Meine sehr geehrten Damen und Herren, wir haben durch das Naturschutzgesetz die Möglichkeit, Punkte des Naturschutzes zusammenzufassen, aber das heißt ja nicht, dass in den letzten vier Jahren nichts im Naturschutz geschehen ist und wir jetzt zusammen mit dem Ministerium vier Jahre lang gewartet haben, um uns beim Naturschutz zu engagieren. Wir haben das Grüne-Band-Gesetz beschlossen, wir haben zum Wassergesetz Diskussionen geführt und es auf den Weg gebracht, dass gerade Natur mehr geschützt ist. Wir haben im Zwiespalt zwischen Landwirtschafts- und Umweltpolitik einiges erreicht, dass biologische Landwirtschaft zum Beispiel stärker gefördert ist. Aber wir werden auch zum Beispiel erreichen, dass an Gewässerrandstreifen Natur besser geschützt ist.

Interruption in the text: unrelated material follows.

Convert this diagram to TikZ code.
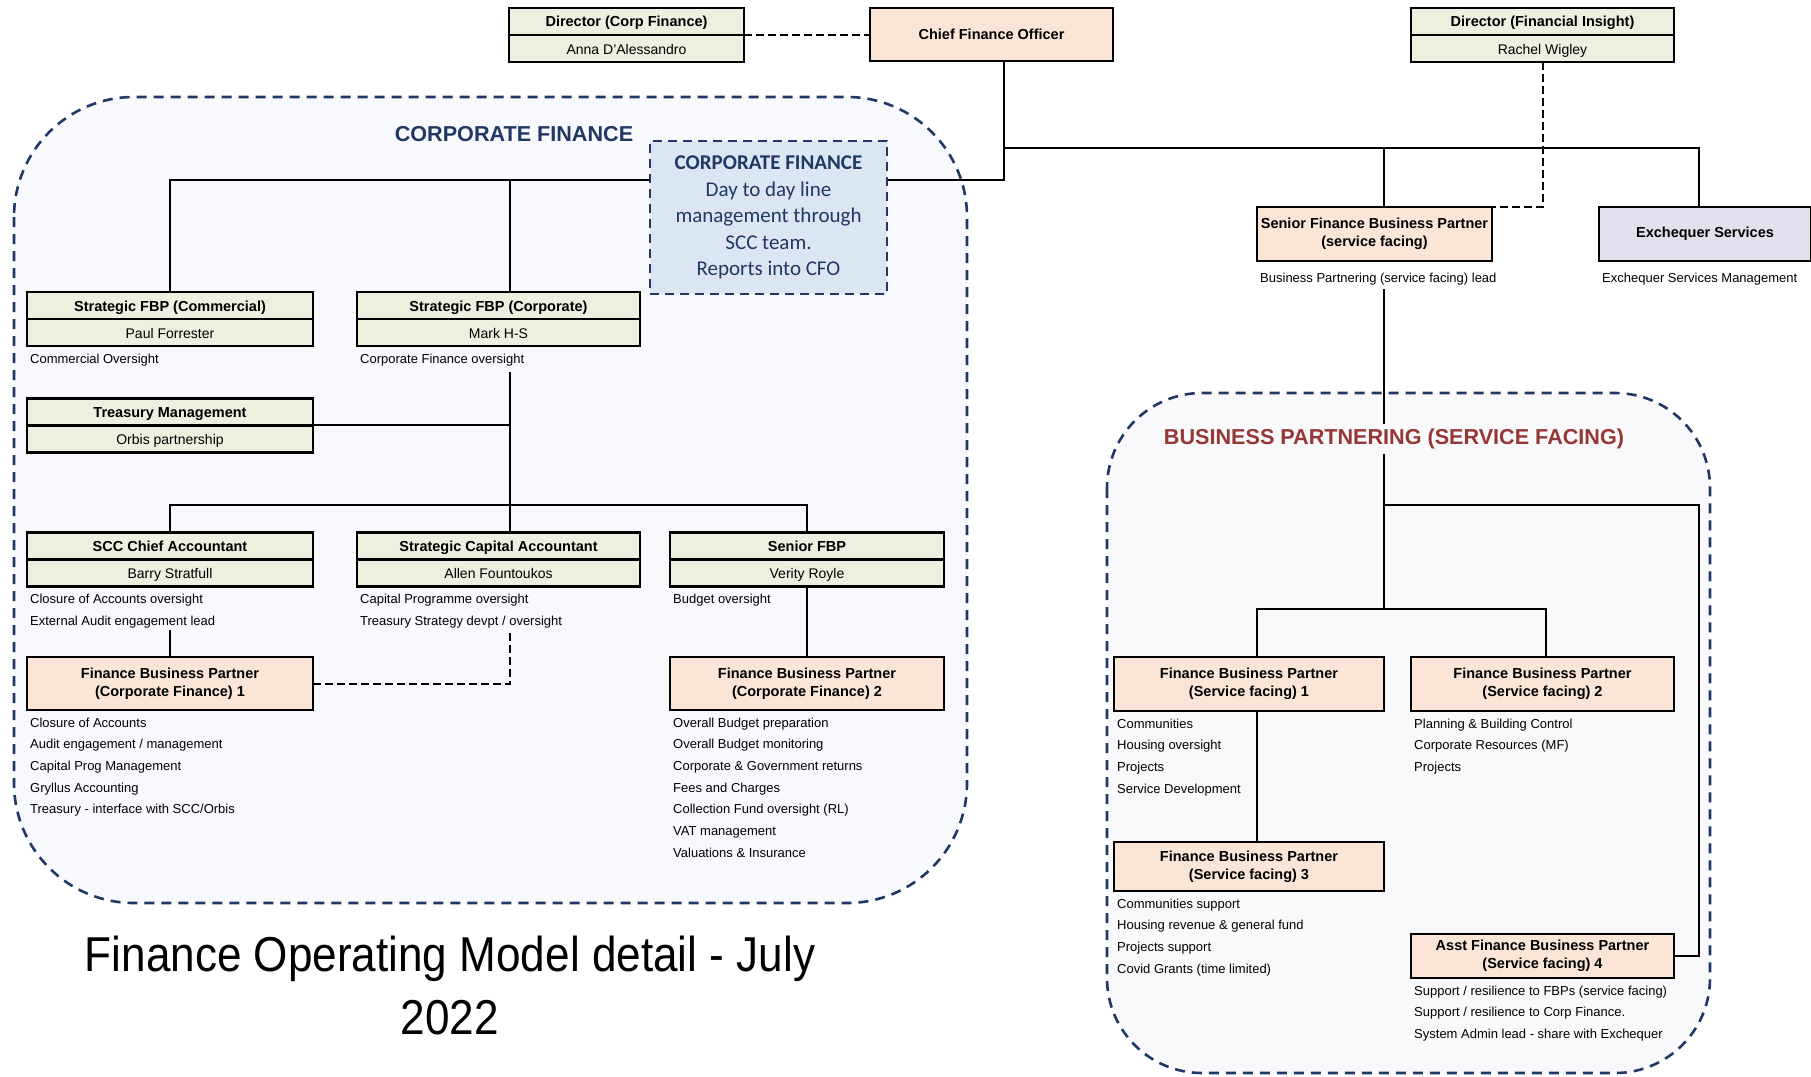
\documentclass[tikz,border=0pt]{standalone}
\usepackage{fontspec}
\setmainfont{Liberation Sans}
\newfontfamily\calloutfont{Carlito}
\newfontfamily\titlefont{Liberation Sans}[FakeStretch=0.9]

\definecolor{navy}{HTML}{1F3864}
\definecolor{bpred}{HTML}{953735}
\definecolor{headgreen}{HTML}{EBF1DE}
\definecolor{peach}{HTML}{FBE5D6}
\definecolor{lilac}{HTML}{E4DFEC}
\definecolor{calloutblue}{HTML}{DCE6F2}
\definecolor{corpfill}{HTML}{F7F9FD}
\definecolor{bpfill}{HTML}{F9F9FB}

% duties listed under a box, one line each
\newcommand{\duties}[3][17]{%
  \foreach \ditem [count=\k from 0] in {#3}
    \node[duty] (#2d\k) at ([xshift=3pt, yshift={-#1pt-21.7pt*\k}]#2.south west) {\ditem};}

\begin{document}
\begin{tikzpicture}[x=1pt, y=-1pt,
  box/.style={draw=black, line width=2.6pt, outer sep=0pt, inner sep=2pt, align=center},
  head/.style={box, fill=headgreen, minimum height=27pt, text height=12.5pt, text depth=1.5pt, font=\fontsize{14.5pt}{18pt}\selectfont\bfseries},
  person/.style={box, fill=headgreen, minimum height=27pt, text height=12.5pt, text depth=1.5pt, anchor=north, font=\fontsize{14pt}{17pt}\selectfont},
  fbp/.style={box, fill=peach, font=\fontsize{14.5pt}{18pt}\selectfont\bfseries},
  duty/.style={anchor=base west, inner sep=0pt, font=\fontsize{13pt}{15pt}\selectfont},
  conn/.style={line width=2.2pt},
  dashlink/.style={line width=2pt, dash pattern=on 8pt off 4pt},
  region/.style={draw=navy, line width=2.6pt, dash pattern=on 10pt off 7pt},
  heading/.style={font=\fontsize{21.6pt}{26pt}\selectfont\bfseries}]
\useasboundingbox (0,0) rectangle (1811,1076);

% dashed regions
\draw[region, fill=corpfill, rounded corners=120pt] (14,97) rectangle (967,903);
\draw[region, fill=bpfill, rounded corners=95pt] (1107,393) rectangle (1710,1073);

% junctions
\coordinate (cfbar) at (1004,180);
\coordinate (topbar) at (1004,148);
\coordinate (trunkup) at (510,372);
\coordinate (trunk) at (510,505);
\coordinate (capdash) at (510,632);
\coordinate (sccdrop) at (170,630);
\coordinate (bpup) at (1384,289);
\coordinate (bpbar) at (1384,505);
\coordinate (sfbar) at (1384,609);

% top row
\node[head, minimum width=235pt] (dircorp) at (626.5,21.5) {Director (Corp Finance)};
\node[person, minimum width=235pt] (dircorpn) at (dircorp.south) {Anna D'Alessandro};
\node[fbp, minimum width=243pt, minimum height=53pt] (cfo) at (991.5,34.5) {Chief Finance Officer};
\node[head, minimum width=263pt] (dirins) at (1542.5,21.5) {Director (Financial Insight)};
\node[person, minimum width=263pt] (dirinsn) at (dirins.south) {Rachel Wigley};

% service facing lead and exchequer
\node[fbp, minimum width=235pt, minimum height=54pt] (sfbp) at (1374.5,234) {Senior Finance Business Partner\\(service facing)};
\node[box, fill=lilac, minimum width=212pt, minimum height=54pt, font=\fontsize{14.5pt}{18pt}\selectfont\bfseries] (exch) at (1705,234) {Exchequer Services};
\duties[21]{sfbp}{Business Partnering (service facing) lead}
\duties[21]{exch}{Exchequer Services Management}

% corporate finance
\node[heading, text=navy] (cfhead) at (514,134) {CORPORATE FINANCE};
\node[draw=navy, fill=calloutblue, line width=2.6pt, dash pattern=on 9pt off 6pt, minimum width=237pt, minimum height=153pt, text=navy, align=center, font=\calloutfont\fontsize{21pt}{26.5pt}\selectfont] (callout) at (768.5,217.5) {\textbf{CORPORATE FINANCE}\\Day to day line\\management through\\SCC team.\\Reports into CFO};

\node[head, minimum width=286pt] (stratcom) at (170,305.5) {Strategic FBP (Commercial)};
\node[person, minimum width=286pt] (stratcomn) at (stratcom.south) {Paul Forrester};
\node[head, minimum width=283pt] (stratcorp) at (498.5,305.5) {Strategic FBP (Corporate)};
\node[person, minimum width=283pt] (stratcorpn) at (stratcorp.south) {Mark H-S};
\duties{stratcomn}{Commercial Oversight}
\duties{stratcorpn}{Corporate Finance oversight}

\node[head, minimum width=286pt] (treas) at (170,411.75) {Treasury Management};
\node[person, minimum width=286pt] (treasn) at (treas.south) {Orbis partnership};

\node[head, minimum width=286pt] (scc) at (170,546.25) {SCC Chief Accountant};
\node[person, minimum width=286pt] (sccn) at (scc.south) {Barry Stratfull};
\node[head, minimum width=283pt] (stratcap) at (498.5,546.25) {Strategic Capital Accountant};
\node[person, minimum width=283pt] (stratcapn) at (stratcap.south) {Allen Fountoukos};
\node[head, minimum width=274pt] (senior) at (807,546.25) {Senior FBP};
\node[person, minimum width=274pt] (seniorn) at (senior.south) {Verity Royle};
\duties{sccn}{Closure of Accounts oversight, External Audit engagement lead}
\duties{stratcapn}{Capital Programme oversight, Treasury Strategy devpt / oversight}
\duties{seniorn}{Budget oversight}

\node[fbp, minimum width=286pt, minimum height=53pt] (fbpcf1) at (170,683.5) {Finance Business Partner\\(Corporate Finance) 1};
\node[fbp, minimum width=274pt, minimum height=53pt] (fbpcf2) at (807,683.5) {Finance Business Partner\\(Corporate Finance) 2};
\duties{fbpcf1}{Closure of Accounts, Audit engagement / management, Capital Prog Management, Gryllus Accounting, Treasury - interface with SCC/Orbis}
\duties{fbpcf2}{Overall Budget preparation, Overall Budget monitoring, Corporate \& Government returns, Fees and Charges, Collection Fund oversight (RL), VAT management, Valuations \& Insurance}

% business partnering (service facing)
\node[fbp, minimum width=270pt, minimum height=54pt] (sf1) at (1249,684) {Finance Business Partner\\(Service facing) 1};
\node[fbp, minimum width=263pt, minimum height=54pt] (sf2) at (1542.5,684) {Finance Business Partner\\(Service facing) 2};
\node[fbp, minimum width=270pt, minimum height=49pt] (sf3) at (1249,866.5) {Finance Business Partner\\(Service facing) 3};
\node[fbp, minimum width=263pt, minimum height=44pt] (sfasst) at (1542.5,956) {Asst Finance Business Partner\\(Service facing) 4};
\duties{sf1}{Communities, Housing oversight, Projects, Service Development}
\duties{sf2}{Planning \& Building Control, Corporate Resources (MF), Projects}
\duties{sf3}{Communities support, Housing revenue \& general fund, Projects support, Covid Grants (time limited)}
\duties{sfasst}{Support / resilience to FBPs (service facing), Support / resilience to Corp Finance., System Admin lead - share with Exchequer}

% reporting lines
\draw[dashlink] (dircorp.south east) -- (dircorp.south east -| cfo.west);
\draw[conn] ([xshift=12.5pt]cfo.south) -- (cfbar) -- (callout.east |- cfbar);
\draw[conn] (topbar) -| ([xshift=-6pt]exch.north);
\draw[conn] (bpup |- topbar) -- (bpup |- sfbp.north);
\draw[dashlink] (dirinsn.south) |- (sfbp.north east);
\draw[conn] (callout.west |- cfbar) -| (stratcom.north);
\draw[conn] (trunk |- stratcorp.north) -- (trunk |- cfbar);
\draw[conn] (trunkup) -- (trunk);
\draw[conn] (treas.south east) -- (treas.south east -| trunk);
\draw[conn] (scc.north) |- (trunk) -| (senior.north);
\draw[conn] (trunk) -- (trunk |- stratcap.north);
\draw[conn] (seniorn.south) -- (fbpcf2.north);
\draw[conn] (sccdrop) -- (fbpcf1.north);
\draw[dashlink] (fbpcf1.east) -| (capdash);
\draw[conn] (bpup) -- (sfbar);
\draw[conn] (bpbar) -| ([xshift=25pt]sfasst.east) -- (sfasst.east);
\draw[conn] ([xshift=8pt]sf1.north) |- (sfbar) -| ([xshift=3.5pt]sf2.north);
\draw[conn] ([xshift=8pt]sf1.south) -- ([xshift=8pt]sf3.north);

\node[heading, text=bpred, fill=bpfill, inner xsep=2pt, inner ysep=5pt] (bphead) at (1394,439) {BUSINESS PARTNERING (SERVICE FACING)};

% title
\node[align=center, font=\titlefont\fontsize{49pt}{63pt}\selectfont] (title) at (450,985) {Finance Operating Model detail - July\\2022};
\end{tikzpicture}
\end{document}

Der zweite Punkt, wo es auch erst eine Konfliktlinie gegeben hat, war, Forst- und Naturschutz zusammenzubringen. Dort ist es uns gelungen, zum Beispiel am Possen ein großes Gebiet an Waldwildnis zu etablieren. Ich bin da auch sehr dankbar, dass in Zusammenarbeit zwischen Umweltministerium und Infrastrukturministerium es dort eine Lösung gegeben hat und dass wir sowohl große Flächen als auch kleine Initiativen zur Waldstilllegung mit unterstützen konnten und diese Diskussion jetzt beendet ist und gerade jetzt durch das Naturschutzgesetz dann auch gesetzlich so verankert ist, dass Sie es eben nicht als CDU im Wahlkampf benutzen und sagen können: Wir machen das wieder rückgängig. Denn ich denke, das Wichtigste ist beim Naturschutz, dass es eine Kontinuität gibt, dass auch die Menschen dahinter stehen, und das haben die Initiativen in den letzten Jahren bewiesen, dass sehr viele Menschen dieses Thema unterstützen.
Ich möchte – vieles wurde schon von unserer Umweltministerin Anja Siegesmund gesagt – noch mal einen Punkt auf ein vielleicht kleineres Fachgebiet
hinlenken, und zwar geht es um Flächenverbrauch. Wir haben jetzt die Möglichkeit, mit einer veränderten Kompensationsverordnung dem im Naturschutzgesetz auch eine höhere Stellung zu geben. Um was dreht es sich dabei? Was haben wir für Chancen? Das ist auch, glaube ich, eine große Gemeinsamkeit, wo wir sagen können: Als Grüne ist Naturschutz auch zusammen mit der Landwirtschaft zum Beispiel ein erklärtes Ziel. Es geht nicht mehr, dass wir so weitermachen, meine sehr geehrten Damen und Herren, dass wir immer mehr Flächen verbrauchen für Infrastrukturmaßnahmen, für neue Gebäude, die vielleicht eingeschossig statt drei- oder viergeschossig gebaut sind, für immer mehr Parkraum, was wir benötigen. Das geht nicht mehr, dass wir das einfach so machen und da Naturschutzflächen in Anspruch nehmen, aber auch Forstflächen, Waldflächen und Landwirtschaftsflächen.